Went to see the movie Civil Action with the Missus the other night. It's about polluted water in New England killing a cluster of children. They died of leukemia.

It stirred up some murky memories of the rivers of my childhood, back before pollution was politically incorrect. Back before the Clean Water Act of 1972. Back around the time of Rachel Carson's Silent Spring in 1962, before most folks had read it. Back when DDT was being sprinkled about like baby powder.

The Clarion, the big river that flowed through the heart of our industrial Pennsylvania town was as polluted as a river could be without catching fire.

Eight miles upstream from us was a super gigantic, huge, large, big, stinky paper mill. The flush pipes gushed thousands of gallons of paper-processing chemicals directly into the river. Below the paper mill was a Weyerhaeuser wood mill. Below that for a long while in my own home town was a tannery, just like the one in the movie.

My friends and I played along this river throughout our childhood, but we seldom touched it. We knew it was deadly. The river bottom was covered in brown slime. The rocks were hairy with algae. We would sit along the banks and watch it roll by, because that part was beautiful and harmless, but we never swam in the Clarion. Yuck!

Sometimes we fished down by the tannery and pulled out small carp and shiners and catfish, but we never ate them. We didn't believe that fish life proved the river wasn't badly polluted because just upstream from the paper mill the Clarion was clean and clear. It was stocked with healthy trout. Fishermen flocked to it every year, but no one ever fished below the mill. We believed our fish just hadn't died yet and would later downstream.

We had a friend, Steve Anderson, who lived along the river and died in his teens of cancer of the everything. The rumor among kids was that Steve had once drunk river water on a dare. I'm not an oncologist.

Up Elk Creek, which flowed into the Clarion in the middle of town, was a long sprawling tangle of gray buildings known as the ink plant. Some days Elk Creek would flow bright green, some days red, some days blue. It would blend into the murky brown of the Clarion and continue on its vomit toward Pittsburgh.

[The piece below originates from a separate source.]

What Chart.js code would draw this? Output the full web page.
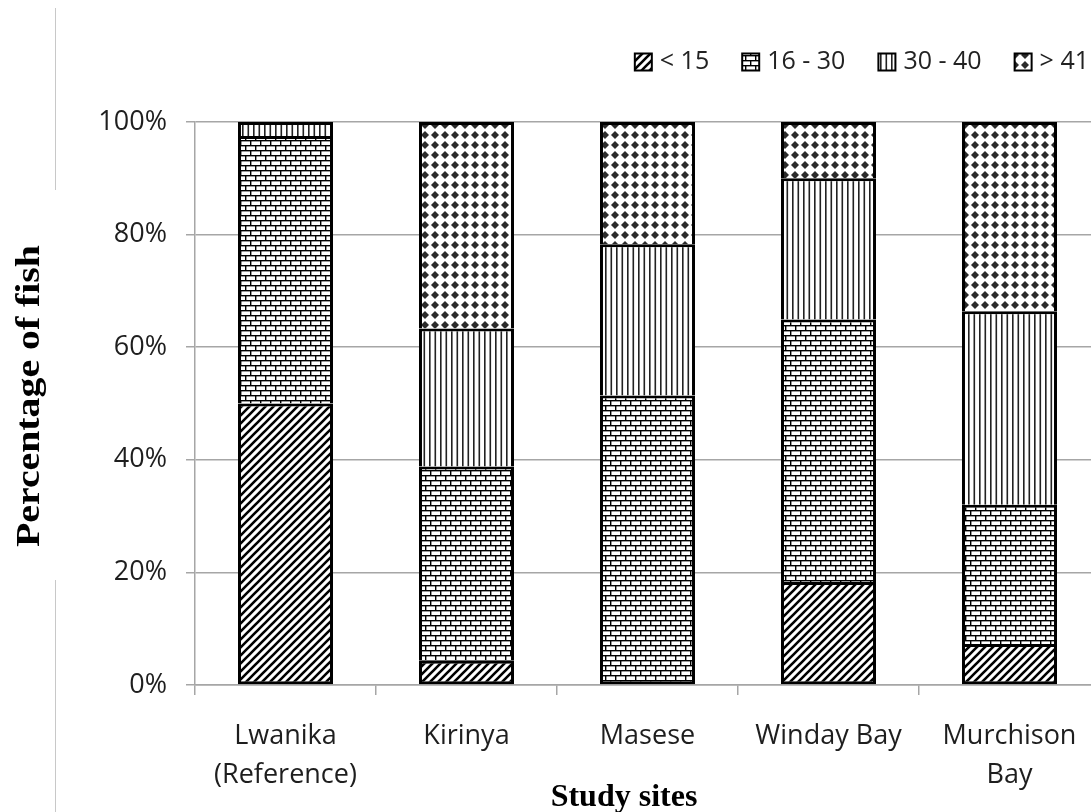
<!DOCTYPE html>
<html>
<head>
<meta charset="utf-8">
<title>Percentage of fish by size class and study site</title>
<script src="https://cdn.jsdelivr.net/npm/chart.js@4/dist/chart.umd.min.js"></script>
<style>
  html, body { margin: 0; padding: 0; background: #fff; overflow: hidden; }
  #wrap { width: 1100px; height: 812px; }
</style>
</head>
<body>
<div id="wrap"><canvas id="chart" width="1100" height="812"></canvas></div>
<script>
// Study sites (x categories)
const sites = [['Lwanika', '(Reference)'], 'Kirinya', 'Masese', 'Winday Bay', ['Murchison', 'Bay']];
// Size classes (legend)
const sizeClasses = ['< 15', '16 - 30', '30 - 40', '> 41'];
// Percentage of fish in each size class per site
const under15    = [50.0,  4.3,  0.0, 18.3,  7.3];
const from16to30 = [47.5, 34.5, 51.4, 46.6, 24.7];
const from30to40 = [ 2.5, 24.5, 26.9, 25.1, 34.4];
const over41     = [ 0.0, 36.7, 21.7, 10.0, 33.6];
// Y axis ticks (%)
const yTicks = [0, 20, 40, 60, 80, 100];
// Axis titles
const xTitle = 'Study sites';
const yTitle = 'Percentage of fish';

const seriesValues = [under15, from16to30, from30to40, over41];

// ---- hatch fills ----
function makePattern(w, h, draw) {
  const c = document.createElement('canvas');
  c.width = w; c.height = h;
  const g = c.getContext('2d');
  g.fillStyle = '#fff';
  g.fillRect(0, 0, w, h);
  draw(g, w, h);
  return g.createPattern(c, 'repeat');
}

const diagonal = makePattern(8, 8, g => {
  g.strokeStyle = '#000';
  g.lineWidth = 2.6;
  g.beginPath();
  g.moveTo(-2, 10); g.lineTo(10, -2);
  g.moveTo(-2, 2);  g.lineTo(2, -2);
  g.moveTo(6, 10);  g.lineTo(10, 6);
  g.stroke();
});

const brick = makePattern(10, 10, g => {
  g.fillStyle = '#000';
  g.fillRect(0, 0, 10, 1.4);
  g.fillRect(0, 5, 10, 1.4);
  g.fillRect(0, 0, 1.4, 5);
  g.fillRect(5, 5, 1.4, 5);
});

const vertical = makePattern(11, 2, g => {
  g.fillStyle = '#222';
  g.fillRect(0, 0, 1.6, 2);
  g.fillRect(5.5, 0, 1.6, 2);
});

const diamonds = makePattern(10, 10, g => {
  g.fillStyle = '#2b2b2b';
  g.beginPath();
  g.moveTo(5, 1.0); g.lineTo(9.0, 5); g.lineTo(5, 9.0); g.lineTo(1.0, 5);
  g.closePath();
  g.fill();
});

const fills = [diagonal, brick, vertical, diamonds];

// Bottom border only on the lowest non-empty segment of each stack
function segmentBorder(ctx) {
  const i = ctx.dataIndex, d = ctx.datasetIndex;
  let lowest = true;
  for (let k = 0; k < d; k++) if (seriesValues[k][i] > 0) lowest = false;
  return { top: 3, left: 3, right: 3, bottom: lowest ? 3 : 0 };
}

const datasets = sizeClasses.map((label, k) => ({
  label,
  data: seriesValues[k],
  backgroundColor: fills[k],
  borderColor: '#000',
  borderWidth: segmentBorder,
  borderSkipped: false,
  barPercentage: 0.525,
  categoryPercentage: 1.0
}));

const textFont = "'Open Sans', 'Noto Sans', sans-serif";
const serifFont = "'Liberation Serif', 'DejaVu Serif', serif";

// Legend row, right-aligned above the plot
const legendRow = {
  id: 'legendRow',
  afterDraw(chart) {
    const ctx = chart.ctx;
    const box = 17, gapBox = 8, gapItem = 33, yc = 62;
    ctx.save();
    ctx.font = `25px ${textFont}`;
    ctx.textBaseline = 'middle';
    ctx.textAlign = 'left';
    let x = 1089;
    for (let k = sizeClasses.length - 1; k >= 0; k--) {
      const w = ctx.measureText(sizeClasses[k]).width;
      const tx = x - w;
      ctx.fillStyle = '#222';
      ctx.fillText(sizeClasses[k], tx, yc);
      const bx = tx - gapBox - box;
      ctx.fillStyle = fills[k];
      ctx.fillRect(bx, yc - box / 2, box, box);
      ctx.lineWidth = 2;
      ctx.strokeStyle = '#000';
      ctx.strokeRect(bx, yc - box / 2, box, box);
      x = bx - gapItem;
    }
    ctx.restore();
  }
};

// Axis titles in bold serif
const axisTitles = {
  id: 'axisTitles',
  afterDraw(chart) {
    const ctx = chart.ctx;
    ctx.save();
    ctx.fillStyle = '#000';
    ctx.font = `bold 32px ${serifFont}`;
    ctx.textAlign = 'center';
    ctx.textBaseline = 'alphabetic';
    ctx.fillText(xTitle, 624, 806);
    // vertical title, set a little wider along its run
    ctx.translate(30, 396);
    ctx.rotate(-Math.PI / 2);
    ctx.scale(1.17, 1);
    ctx.textBaseline = 'middle';
    ctx.font = `bold 34px ${serifFont}`;
    ctx.fillText(yTitle, 0, 0);
    ctx.restore();
  }
};

// Thin page rules at the left edge
const pageRules = {
  id: 'pageRules',
  afterDraw(chart) {
    const ctx = chart.ctx;
    ctx.save();
    ctx.strokeStyle = '#c8c8c8';
    ctx.lineWidth = 1;
    ctx.beginPath();
    ctx.moveTo(55.5, 8);  ctx.lineTo(55.5, 190);
    ctx.moveTo(55.5, 580); ctx.lineTo(55.5, 812);
    ctx.stroke();
    ctx.restore();
  }
};

new Chart(document.getElementById('chart'), {
  type: 'bar',
  data: { labels: sites, datasets },
  plugins: [legendRow, axisTitles, pageRules],
  options: {
    responsive: false,
    animation: false,
    devicePixelRatio: 1,
    layout: { padding: { top: 122, left: 0, right: 0, bottom: 0 } },
    plugins: {
      tooltip: { enabled: false },
      legend: { display: false }
    },
    scales: {
      x: {
        stacked: true,
        afterFit(scale) { scale.height = 127; },
        grid: {
          display: true,
          drawOnChartArea: false,
          offset: true,
          tickLength: 10,
          color: '#a6a6a6',
          lineWidth: 1.5
        },
        border: { display: true, color: '#a6a6a6', width: 1.5 },
        ticks: {
          color: '#1e1e1e',
          padding: 22,
          maxRotation: 0,
          autoSkip: false,
          font: { family: textFont, size: 27, lineHeight: 1.43 }
        }
      },
      y: {
        stacked: true,
        min: 0,
        max: 100,
        afterFit(scale) { scale.width = 195; },
        afterBuildTicks(scale) { scale.ticks = yTicks.map(v => ({ value: v })); },
        grid: {
          color: '#a6a6a6',
          lineWidth: 1.5,
          tickLength: 9
        },
        border: { display: true, color: '#a6a6a6', width: 1.5 },
        ticks: {
          color: '#1e1e1e',
          padding: 19,
          font: { family: textFont, size: 27 },
          callback: v => v + '%'
        }
      }
    }
  }
});
</script>
</body>
</html>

Nobody in town seemed to care enough to do anything. We just accepted that our rivers were polluted, and that it was a shame, but people had to make a living.

Besides, it would flow into the ocean 1,200 miles south and thin out.

Besides, we had plenty of other clean rivers all around us for swimming and fishing: tributaries to the Clarion.

Besides, every industry in the country seemed to be flushing poisonous toxins into rivers. Only pee and poop got "water treatment."

The ignorance of the impact of what we were doing was widespread. It wasn't just the factories that polluted. We all did. I recall a dirt road that led to a wooden car ramp in the woods just outside of town. People would pull onto that ramp, stand under their cars, unscrew their oil plugs, and let the motor oil drain onto the ground. Sometimes it was so crowded at the ramp we had to wait in line to change our oil. The ground was mighty sloppy, but someone would occasionally through a few shovels full of fresh dirt over the oil as a carpet.

Civil Action is an OK movie. The subject matter is great. I hope the deadliest part of our environment ignorance has past, but a ground-water or air disaster may still be a big part of our future.

Presently, CWA statistics state that at least one-third of the United States rivers, one-half of the estuaries, and more than one-half of the nation's lakes are not safe for swimming, fishing, etc. Thirty-one states have reported toxins in fish exceeding FDA levels. Every pollutant in an EPA study on chemicals in fish showed up in at least one location.

Well, enough of this morbid talk. I need to relax and lighten up. Maybe we'll go see another movie. I wonder where Virus is playing.